---------- RECORDED DATA

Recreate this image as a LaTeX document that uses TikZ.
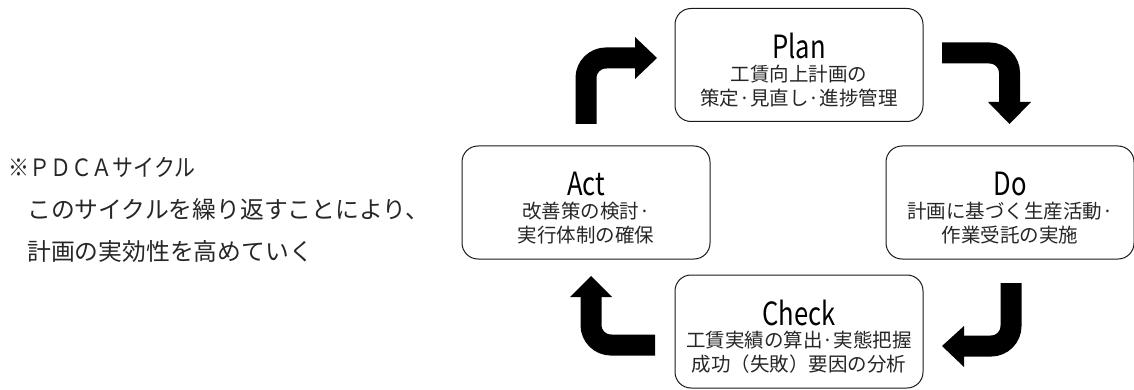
\documentclass[tikz,border=0pt]{standalone}
\usepackage{fontspec}
\usepackage{graphicx}
\setmainfont{Noto Sans CJK JP}
\newfontfamily\jpfont{Noto Sans CJK JP}
\newfontfamily\titlefont[FakeStretch=0.8]{Noto Sans CJK JP}
\usetikzlibrary{calc}
\begin{document}
\begin{tikzpicture}[x=1pt,y=-1pt,
  pdcabox/.style={draw=black!90,line width=1pt,rounded corners=16pt,minimum width=248pt,minimum height=113pt,inner sep=0pt},
  ttl/.style={font=\titlefont\fontsize{32}{33}\selectfont,text=black,inner sep=0pt},
  sub/.style={font=\jpfont\fontsize{19.5}{21}\selectfont,text=black!85,inner sep=0pt},
  side/.style={font=\jpfont\fontsize{23.8}{25}\selectfont,text=black!85,inner sep=0pt,anchor=west},
  shaft/.style={draw=black,line width=21pt,rounded corners=20pt},
  head/.style={fill=black,draw=none}]
\useasboundingbox (0,0) rectangle (1134,390);
% boxes
\node[pdcabox] (plan) at (799,65) {};
\node[pdcabox] (do) at (1010,202.5) {};
\node[pdcabox] (act) at (586,202.5) {};
\node[pdcabox] (check) at (799,331.5) {};
% texts
\foreach \b/\t/\la/\lb in {plan/Plan/工賃向上計画の/策定·見直し·進捗管理,
                           do/Do/計画に基づく生産活動·/作業受託の実施,
                           act/Act/改善策の検討·/実行体制の確保,
                           check/Check/工賃実績の算出·実態把握/成功（失敗）要因の分析}{
  \node[ttl] (\b-t) at ($(\b.north)+(0,38)$) {\t};
  \node[sub] (\b-a) at ($(\b.north)+(0,66)$) {\la};
  \node[sub] (\b-b) at ($(\b.north)+(0,90)$) {\lb};
}
% side text
\node[side] (s1) at (8,167) {\scalebox{0.88}[1]{※ＰＤＣＡサイクル}};
\node[side] (s2) at (27,209) {このサイクルを繰り返すことにより、};
\node[side] (s3) at (27,251) {計画の実効性を高めていく};
% arrows: act -> plan
\coordinate (a1s) at (586,124);
\coordinate (a1c) at (586,58);
\coordinate (a1e) at (636,58);
\draw[shaft] (a1s) -- (a1c) -- (a1e);
\fill[head] (635,37) -- (657,58) -- (635,79) -- cycle;
% plan -> do
\coordinate (a2s) at (942,53);
\coordinate (a2c) at (1009.5,53);
\coordinate (a2e) at (1009.5,103);
\draw[shaft] (a2s) -- (a2c) -- (a2e);
\fill[head] (988,102) -- (1031,102) -- (1009.5,124) -- cycle;
% do -> check
\coordinate (a3s) at (1011,283);
\coordinate (a3c) at (1011,346);
\coordinate (a3e) at (963,346);
\draw[shaft] (a3s) -- (a3c) -- (a3e);
\fill[head] (964,326) -- (942,346) -- (964,367) -- cycle;
% check -> act
\coordinate (a4s) at (655,345);
\coordinate (a4c) at (591,345);
\coordinate (a4e) at (591,296);
\draw[shaft] (a4s) -- (a4c) -- (a4e);
\fill[head] (570,297) -- (591,276) -- (612,297) -- cycle;
\end{tikzpicture}
\end{document}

--------------------

**PROBLEM REQUIREMENTS:**
Omit the pictures, and quote the material above exactly as given.

**WRITTEN REPLY:**
Recreate this image as a LaTeX document that uses TikZ.
\documentclass[tikz,border=0pt]{standalone}
\usepackage{fontspec}
\usepackage{graphicx}
\setmainfont{Noto Sans CJK JP}
\newfontfamily\jpfont{Noto Sans CJK JP}
\newfontfamily\titlefont[FakeStretch=0.8]{Noto Sans CJK JP}
\usetikzlibrary{calc}
\begin{document}
\begin{tikzpicture}[x=1pt,y=-1pt,
  pdcabox/.style={draw=black!90,line width=1pt,rounded corners=16pt,minimum width=248pt,minimum height=113pt,inner sep=0pt},
  ttl/.style={font=\titlefont\fontsize{32}{33}\selectfont,text=black,inner sep=0pt},
  sub/.style={font=\jpfont\fontsize{19.5}{21}\selectfont,text=black!85,inner sep=0pt},
  side/.style={font=\jpfont\fontsize{23.8}{25}\selectfont,text=black!85,inner sep=0pt,anchor=west},
  shaft/.style={draw=black,line width=21pt,rounded corners=20pt},
  head/.style={fill=black,draw=none}]
\useasboundingbox (0,0) rectangle (1134,390);
% boxes
\node[pdcabox] (plan) at (799,65) {};
\node[pdcabox] (do) at (1010,202.5) {};
\node[pdcabox] (act) at (586,202.5) {};
\node[pdcabox] (check) at (799,331.5) {};
% texts
\foreach \b/\t/\la/\lb in {plan/Plan/工賃向上計画の/策定·見直し·進捗管理,
                           do/Do/計画に基づく生産活動·/作業受託の実施,
                           act/Act/改善策の検討·/実行体制の確保,
                           check/Check/工賃実績の算出·実態把握/成功（失敗）要因の分析}{
  \node[ttl] (\b-t) at ($(\b.north)+(0,38)$) {\t};
  \node[sub] (\b-a) at ($(\b.north)+(0,66)$) {\la};
  \node[sub] (\b-b) at ($(\b.north)+(0,90)$) {\lb};
}
% side text
\node[side] (s1) at (8,167) {\scalebox{0.88}[1]{※ＰＤＣＡサイクル}};
\node[side] (s2) at (27,209) {このサイクルを繰り返すことにより、};
\node[side] (s3) at (27,251) {計画の実効性を高めていく};
% arrows: act -> plan
\coordinate (a1s) at (586,124);
\coordinate (a1c) at (586,58);
\coordinate (a1e) at (636,58);
\draw[shaft] (a1s) -- (a1c) -- (a1e);
\fill[head] (635,37) -- (657,58) -- (635,79) -- cycle;
% plan -> do
\coordinate (a2s) at (942,53);
\coordinate (a2c) at (1009.5,53);
\coordinate (a2e) at (1009.5,103);
\draw[shaft] (a2s) -- (a2c) -- (a2e);
\fill[head] (988,102) -- (1031,102) -- (1009.5,124) -- cycle;
% do -> check
\coordinate (a3s) at (1011,283);
\coordinate (a3c) at (1011,346);
\coordinate (a3e) at (963,346);
\draw[shaft] (a3s) -- (a3c) -- (a3e);
\fill[head] (964,326) -- (942,346) -- (964,367) -- cycle;
% check -> act
\coordinate (a4s) at (655,345);
\coordinate (a4c) at (591,345);
\coordinate (a4e) at (591,296);
\draw[shaft] (a4s) -- (a4c) -- (a4e);
\fill[head] (570,297) -- (591,276) -- (612,297) -- cycle;
\end{tikzpicture}
\end{document}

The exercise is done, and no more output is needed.